Initially, Jason Lamarche, a council candidate running with the Non-Partisan Association, claimed that he had been told Urban Puppy Shop still sells pups. However, store manager Bianca Steinmetz told the Straight the store stopped this practice in the spring.
“Regardless of how many there are, the fact of the matter is, if this comes and goes in waves.…When I grew up, it was common to see dogs in pet stores, and now it’s less common,” Ottawa-born Lamarche, 34, told the Straight. “It’s pretty much the last nail in the coffin for puppy mills, because it used to be commonplace in the past. With this bylaw in place, we are guaranteed it won’t come back in the future, regardless of a shift in tastes or attitudes.”
Pet Habitat was one of the last remaining Vancouver pet stores known to sell pups, but the company has since moved out of its Tinseltown location downtown and refers online customers to its Metropolis at Metrotown location. Lamarche is not perturbed by the thought of people simply jumping on the SkyTrain to Burnaby to circumvent a Vancouver bylaw.
“Well, that’s the thing: this is a regional issue,” Lamarche responded. “Richmond has already put forward a ban, and at this point the GVRD [Metro Vancouver] is going to have to look at what its strategy is for dogs and a number of different issues. If Vancouver steps up and shows leadership regarding dog safety and treatment, then they will pass it. That closes another link in the chain. And, essentially, you need these other municipalities to work together to solve this issue. But it’s about each municipality showing leadership in animal safety and passing these types of bylaws.”
Speaking by phone while on vacation, Philip Rooyakkers, president of Vancouver’s Urban Puppy Shop, told the Straight he predicts that all cities “are going to join this bandwagon” and we will see a “real push” for a regional ban on dog sales.
“Again, what does it do for the consumer, though?” Rooyakkers said. “As a retail store, I truly believe that we did it differently. We knew who our breeders were. We didn’t buy off of puppy brokers.

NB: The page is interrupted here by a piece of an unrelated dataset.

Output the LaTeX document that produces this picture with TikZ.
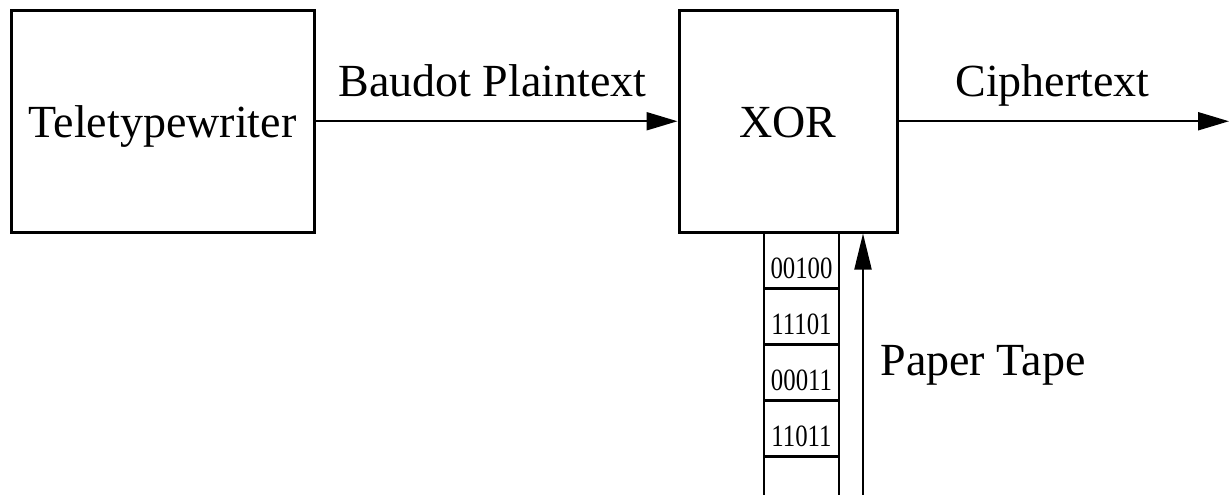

We went through a whole process to qualify our breeders. We also went through a whole process to qualify our owners, right? We also acted as our own rescue.”
Rooyakkers added: “Unfortunately, what it’s doing, it’s going to take away that position for stores like us—not that there are that many out there—to be able to help people make those kinds of decisions.”
Lamarche claimed that “there is already a whole grey market for dogs in B.C.”
“I think the purpose of this is to let puppy mills know that the city of Vancouver is not open for business for their industry and that we want to promote adoption and responsible pet ownership,” he said. “Our preference, of course, is to encourage adoptions from shelters like the B.C. SPCA or the taxpayer-funded Vancouver Animal Control, which is where I got my dog from.”
Lorie Chortyk, long-time general manager of community relations at the B.C. SPCA, told the Straight her employer “absolutely” supports Lamarche’s proposal.
“I think people see the cute little puppies in the windows and they don’t realize just how the horrific cruelty goes on in the places where those animals are bred,” Chortyk said by phone. “So even though there are other places that puppy mills and puppy brokers will advertise their animals, the pet-store piece of it is the piece that municipalities can control. It is one piece of the puzzle that shuts down where these people can market these puppies.”